━━━━━ MATERIAL ━━━━━

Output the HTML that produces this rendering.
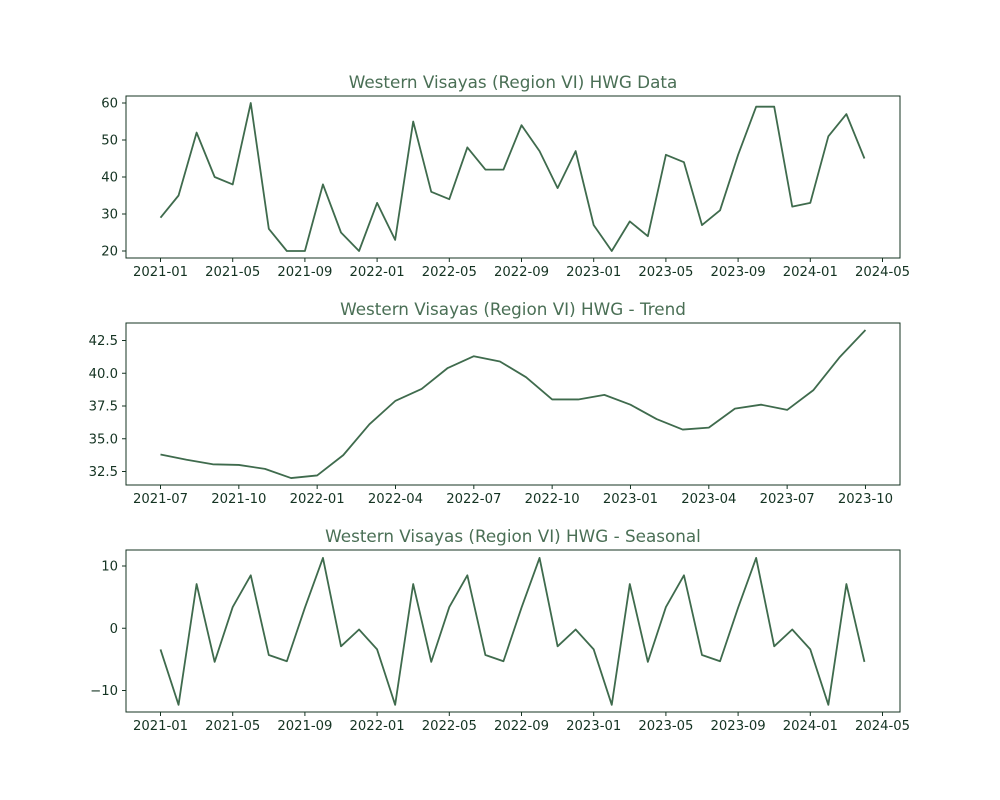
<!DOCTYPE html>
<html><head><meta charset="utf-8"><style>
body{margin:0;background:#fff;}
svg{display:block;font-family:"DejaVu Sans","Liberation Sans",sans-serif;}
</style></head><body>
<svg id="fig" width="1000" height="800" viewBox="0 0 1000 800" xmlns="http://www.w3.org/2000/svg"></svg>
<script>
const dataValues=[29,35,52,40,38,60,26,20,20,38,25,20,33,23,55,36,34,48,42,42,54,47,37,47,27,20,28,24,46,44,27,31,46,59,59,32,33,51,57,45];
const trendValues=[33.8,33.4,33.05,33.0,32.7,32.0,32.2,33.75,36.1,37.9,38.8,40.4,41.3,40.9,39.7,38.0,38.0,38.35,37.6,36.5,35.7,35.85,37.3,37.6,37.2,38.7,41.2,43.3];
const seasonalPattern=[-3.4,-12.3,7.1,-5.4,3.4,8.5,-4.3,-5.3,3.3,11.3,-2.9,-0.2];
const seasonalValues=dataValues.map((_,i)=>seasonalPattern[i%12]);
const xTicks1=["2021-01","2021-05","2021-09","2022-01","2022-05","2022-09","2023-01","2023-05","2023-09","2024-01","2024-05"];
const xTicks2=["2021-07","2021-10","2022-01","2022-04","2022-07","2022-10","2023-01","2023-04","2023-07","2023-10"];
const yTicks1=[20,30,40,50,60];
const yTicks2=[32.5,35.0,37.5,40.0,42.5];
const yTicks3=[-10,0,10];

const svg=document.getElementById('fig');
const NS="http://www.w3.org/2000/svg";
const LC="#3f6b4d", AX="#143322", TX="#143322", TC="#4a6f55";
function mk(tag,attrs,parent){const e=document.createElementNS(NS,tag);for(const k in attrs)e.setAttribute(k,attrs[k]);(parent||svg).appendChild(e);return e;}

function panel(o){
  const g=mk('g',{});
  
  
  const sx=i=>o.x0+i*o.dx;
  const sy=v=>o.yA+(v-o.vA)*(o.yB-o.yA)/(o.vB-o.vA);
  const t=mk('text',{x:(o.L+o.R)/2,y:o.T-8,'text-anchor':'middle','font-size':16.8,fill:TC},g);
  t.textContent=o.title;
  
  
  o.xt.forEach((lab,k)=>{
    const x=sx(k*o.step);
    mk('line',{x1:x,x2:x,y1:o.B,y2:o.B+4,stroke:AX,'stroke-width':1},g);
    const tx=mk('text',{x:x,y:o.B+18,'text-anchor':'middle','font-size':13.2,fill:TX},g);
    tx.textContent=lab;
    
    
  });
  o.yt.forEach(v=>{
    const y=sy(v);
    mk('line',{x1:o.L-4,x2:o.L,y1:y,y2:y,stroke:AX,'stroke-width':1},g);
    const ty=mk('text',{x:o.L-8,y:y+4.5,'text-anchor':'end','font-size':13.2,fill:TX},g);
    ty.textContent=o.fmt?o.fmt(v):String(v);
    
    
  });
  const p=mk('polyline',{points:o.vals.map((v,i)=>sx(i)+','+sy(v)).join(' '),fill:'none',stroke:LC,'stroke-width':1.8,'stroke-linejoin':'round'},g);
  
  
  const r=mk('rect',{x:o.L,y:o.T,width:o.R-o.L,height:o.B-o.T,fill:'none',stroke:AX,'stroke-width':1},g);
  
  
}
panel({name:'data-panel',title:'Western Visayas (Region VI) HWG Data',L:126,R:900,T:96,B:258,x0:160.5,dx:18.05,step:4,
  vA:60,yA:103,vB:20,yB:251,vals:dataValues,xt:xTicks1,yt:yTicks1});
panel({name:'trend-panel',title:'Western Visayas (Region VI) HWG - Trend',L:126,R:900,T:323,B:485,x0:160.5,dx:26.11,step:3,
  vA:42.5,yA:340.5,vB:32.5,yB:471.5,vals:trendValues,xt:xTicks2,yt:yTicks2,fmt:v=>v.toFixed(1)});
panel({name:'seasonal-panel',title:'Western Visayas (Region VI) HWG - Seasonal',L:126,R:900,T:550,B:712,x0:160.5,dx:18.05,step:4,
  vA:10,yA:566,vB:-10,yB:690.5,vals:seasonalValues,xt:xTicks1,yt:yTicks3,fmt:v=>v<0?'\u2212'+Math.abs(v):String(v)});
</script>
</body></html>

━━━━━

» **WHAT THE EXERCISE ASKS**
Reproduce the material in its entirety and word for word, without the pictures.

» **FINAL ANSWER**
Output the HTML that produces this rendering.
<!DOCTYPE html>
<html><head><meta charset="utf-8"><style>
body{margin:0;background:#fff;}
svg{display:block;font-family:"DejaVu Sans","Liberation Sans",sans-serif;}
</style></head><body>
<svg id="fig" width="1000" height="800" viewBox="0 0 1000 800" xmlns="http://www.w3.org/2000/svg"></svg>
<script>
const dataValues=[29,35,52,40,38,60,26,20,20,38,25,20,33,23,55,36,34,48,42,42,54,47,37,47,27,20,28,24,46,44,27,31,46,59,59,32,33,51,57,45];
const trendValues=[33.8,33.4,33.05,33.0,32.7,32.0,32.2,33.75,36.1,37.9,38.8,40.4,41.3,40.9,39.7,38.0,38.0,38.35,37.6,36.5,35.7,35.85,37.3,37.6,37.2,38.7,41.2,43.3];
const seasonalPattern=[-3.4,-12.3,7.1,-5.4,3.4,8.5,-4.3,-5.3,3.3,11.3,-2.9,-0.2];
const seasonalValues=dataValues.map((_,i)=>seasonalPattern[i%12]);
const xTicks1=["2021-01","2021-05","2021-09","2022-01","2022-05","2022-09","2023-01","2023-05","2023-09","2024-01","2024-05"];
const xTicks2=["2021-07","2021-10","2022-01","2022-04","2022-07","2022-10","2023-01","2023-04","2023-07","2023-10"];
const yTicks1=[20,30,40,50,60];
const yTicks2=[32.5,35.0,37.5,40.0,42.5];
const yTicks3=[-10,0,10];

const svg=document.getElementById('fig');
const NS="http://www.w3.org/2000/svg";
const LC="#3f6b4d", AX="#143322", TX="#143322", TC="#4a6f55";
function mk(tag,attrs,parent){const e=document.createElementNS(NS,tag);for(const k in attrs)e.setAttribute(k,attrs[k]);(parent||svg).appendChild(e);return e;}

function panel(o){
  const g=mk('g',{});
  
  
  const sx=i=>o.x0+i*o.dx;
  const sy=v=>o.yA+(v-o.vA)*(o.yB-o.yA)/(o.vB-o.vA);
  const t=mk('text',{x:(o.L+o.R)/2,y:o.T-8,'text-anchor':'middle','font-size':16.8,fill:TC},g);
  t.textContent=o.title;
  
  
  o.xt.forEach((lab,k)=>{
    const x=sx(k*o.step);
    mk('line',{x1:x,x2:x,y1:o.B,y2:o.B+4,stroke:AX,'stroke-width':1},g);
    const tx=mk('text',{x:x,y:o.B+18,'text-anchor':'middle','font-size':13.2,fill:TX},g);
    tx.textContent=lab;
    
    
  });
  o.yt.forEach(v=>{
    const y=sy(v);
    mk('line',{x1:o.L-4,x2:o.L,y1:y,y2:y,stroke:AX,'stroke-width':1},g);
    const ty=mk('text',{x:o.L-8,y:y+4.5,'text-anchor':'end','font-size':13.2,fill:TX},g);
    ty.textContent=o.fmt?o.fmt(v):String(v);
    
    
  });
  const p=mk('polyline',{points:o.vals.map((v,i)=>sx(i)+','+sy(v)).join(' '),fill:'none',stroke:LC,'stroke-width':1.8,'stroke-linejoin':'round'},g);
  
  
  const r=mk('rect',{x:o.L,y:o.T,width:o.R-o.L,height:o.B-o.T,fill:'none',stroke:AX,'stroke-width':1},g);
  
  
}
panel({name:'data-panel',title:'Western Visayas (Region VI) HWG Data',L:126,R:900,T:96,B:258,x0:160.5,dx:18.05,step:4,
  vA:60,yA:103,vB:20,yB:251,vals:dataValues,xt:xTicks1,yt:yTicks1});
panel({name:'trend-panel',title:'Western Visayas (Region VI) HWG - Trend',L:126,R:900,T:323,B:485,x0:160.5,dx:26.11,step:3,
  vA:42.5,yA:340.5,vB:32.5,yB:471.5,vals:trendValues,xt:xTicks2,yt:yTicks2,fmt:v=>v.toFixed(1)});
panel({name:'seasonal-panel',title:'Western Visayas (Region VI) HWG - Seasonal',L:126,R:900,T:550,B:712,x0:160.5,dx:18.05,step:4,
  vA:10,yA:566,vB:-10,yB:690.5,vals:seasonalValues,xt:xTicks1,yt:yTicks3,fmt:v=>v<0?'\u2212'+Math.abs(v):String(v)});
</script>
</body></html>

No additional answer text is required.